#### GIVEN MATERIAL

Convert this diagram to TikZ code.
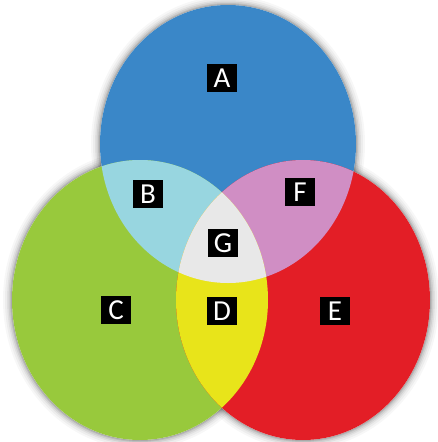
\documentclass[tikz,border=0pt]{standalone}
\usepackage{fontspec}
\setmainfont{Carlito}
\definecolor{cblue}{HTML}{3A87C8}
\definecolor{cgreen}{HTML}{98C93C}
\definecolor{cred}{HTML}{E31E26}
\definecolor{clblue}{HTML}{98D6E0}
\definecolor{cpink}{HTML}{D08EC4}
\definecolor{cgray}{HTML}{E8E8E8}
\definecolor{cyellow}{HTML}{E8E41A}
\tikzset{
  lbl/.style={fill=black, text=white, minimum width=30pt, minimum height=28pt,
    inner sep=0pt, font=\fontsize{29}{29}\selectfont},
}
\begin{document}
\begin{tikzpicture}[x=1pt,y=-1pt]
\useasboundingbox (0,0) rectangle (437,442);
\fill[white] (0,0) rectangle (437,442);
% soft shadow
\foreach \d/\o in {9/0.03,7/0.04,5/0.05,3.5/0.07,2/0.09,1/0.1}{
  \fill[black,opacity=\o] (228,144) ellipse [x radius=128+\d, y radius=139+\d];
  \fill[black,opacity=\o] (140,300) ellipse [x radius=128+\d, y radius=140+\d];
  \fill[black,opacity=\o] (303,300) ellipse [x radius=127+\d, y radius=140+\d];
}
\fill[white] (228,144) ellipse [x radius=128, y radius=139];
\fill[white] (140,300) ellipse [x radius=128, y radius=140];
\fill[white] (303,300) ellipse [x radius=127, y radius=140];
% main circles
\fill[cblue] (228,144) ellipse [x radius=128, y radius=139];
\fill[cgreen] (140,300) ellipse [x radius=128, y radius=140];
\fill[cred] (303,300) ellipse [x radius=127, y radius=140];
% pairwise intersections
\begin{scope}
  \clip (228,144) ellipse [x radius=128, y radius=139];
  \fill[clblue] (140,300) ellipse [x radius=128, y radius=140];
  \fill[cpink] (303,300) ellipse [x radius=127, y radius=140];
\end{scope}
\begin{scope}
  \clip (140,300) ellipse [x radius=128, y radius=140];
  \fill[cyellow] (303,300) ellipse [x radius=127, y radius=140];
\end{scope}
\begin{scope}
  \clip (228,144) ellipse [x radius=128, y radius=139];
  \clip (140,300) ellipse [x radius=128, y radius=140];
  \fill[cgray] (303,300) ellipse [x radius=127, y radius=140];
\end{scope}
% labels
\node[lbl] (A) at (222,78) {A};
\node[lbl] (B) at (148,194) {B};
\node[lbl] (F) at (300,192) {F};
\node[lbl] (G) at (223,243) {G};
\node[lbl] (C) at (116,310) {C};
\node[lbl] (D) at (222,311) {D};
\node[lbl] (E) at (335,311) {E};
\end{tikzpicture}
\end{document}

########

» **OBJECTIVE**:
Return the material exactly as given, apart from the pictures.

» **ANSWER IN FULL**:
Convert this diagram to TikZ code.
\documentclass[tikz,border=0pt]{standalone}
\usepackage{fontspec}
\setmainfont{Carlito}
\definecolor{cblue}{HTML}{3A87C8}
\definecolor{cgreen}{HTML}{98C93C}
\definecolor{cred}{HTML}{E31E26}
\definecolor{clblue}{HTML}{98D6E0}
\definecolor{cpink}{HTML}{D08EC4}
\definecolor{cgray}{HTML}{E8E8E8}
\definecolor{cyellow}{HTML}{E8E41A}
\tikzset{
  lbl/.style={fill=black, text=white, minimum width=30pt, minimum height=28pt,
    inner sep=0pt, font=\fontsize{29}{29}\selectfont},
}
\begin{document}
\begin{tikzpicture}[x=1pt,y=-1pt]
\useasboundingbox (0,0) rectangle (437,442);
\fill[white] (0,0) rectangle (437,442);
% soft shadow
\foreach \d/\o in {9/0.03,7/0.04,5/0.05,3.5/0.07,2/0.09,1/0.1}{
  \fill[black,opacity=\o] (228,144) ellipse [x radius=128+\d, y radius=139+\d];
  \fill[black,opacity=\o] (140,300) ellipse [x radius=128+\d, y radius=140+\d];
  \fill[black,opacity=\o] (303,300) ellipse [x radius=127+\d, y radius=140+\d];
}
\fill[white] (228,144) ellipse [x radius=128, y radius=139];
\fill[white] (140,300) ellipse [x radius=128, y radius=140];
\fill[white] (303,300) ellipse [x radius=127, y radius=140];
% main circles
\fill[cblue] (228,144) ellipse [x radius=128, y radius=139];
\fill[cgreen] (140,300) ellipse [x radius=128, y radius=140];
\fill[cred] (303,300) ellipse [x radius=127, y radius=140];
% pairwise intersections
\begin{scope}
  \clip (228,144) ellipse [x radius=128, y radius=139];
  \fill[clblue] (140,300) ellipse [x radius=128, y radius=140];
  \fill[cpink] (303,300) ellipse [x radius=127, y radius=140];
\end{scope}
\begin{scope}
  \clip (140,300) ellipse [x radius=128, y radius=140];
  \fill[cyellow] (303,300) ellipse [x radius=127, y radius=140];
\end{scope}
\begin{scope}
  \clip (228,144) ellipse [x radius=128, y radius=139];
  \clip (140,300) ellipse [x radius=128, y radius=140];
  \fill[cgray] (303,300) ellipse [x radius=127, y radius=140];
\end{scope}
% labels
\node[lbl] (A) at (222,78) {A};
\node[lbl] (B) at (148,194) {B};
\node[lbl] (F) at (300,192) {F};
\node[lbl] (G) at (223,243) {G};
\node[lbl] (C) at (116,310) {C};
\node[lbl] (D) at (222,311) {D};
\node[lbl] (E) at (335,311) {E};
\end{tikzpicture}
\end{document}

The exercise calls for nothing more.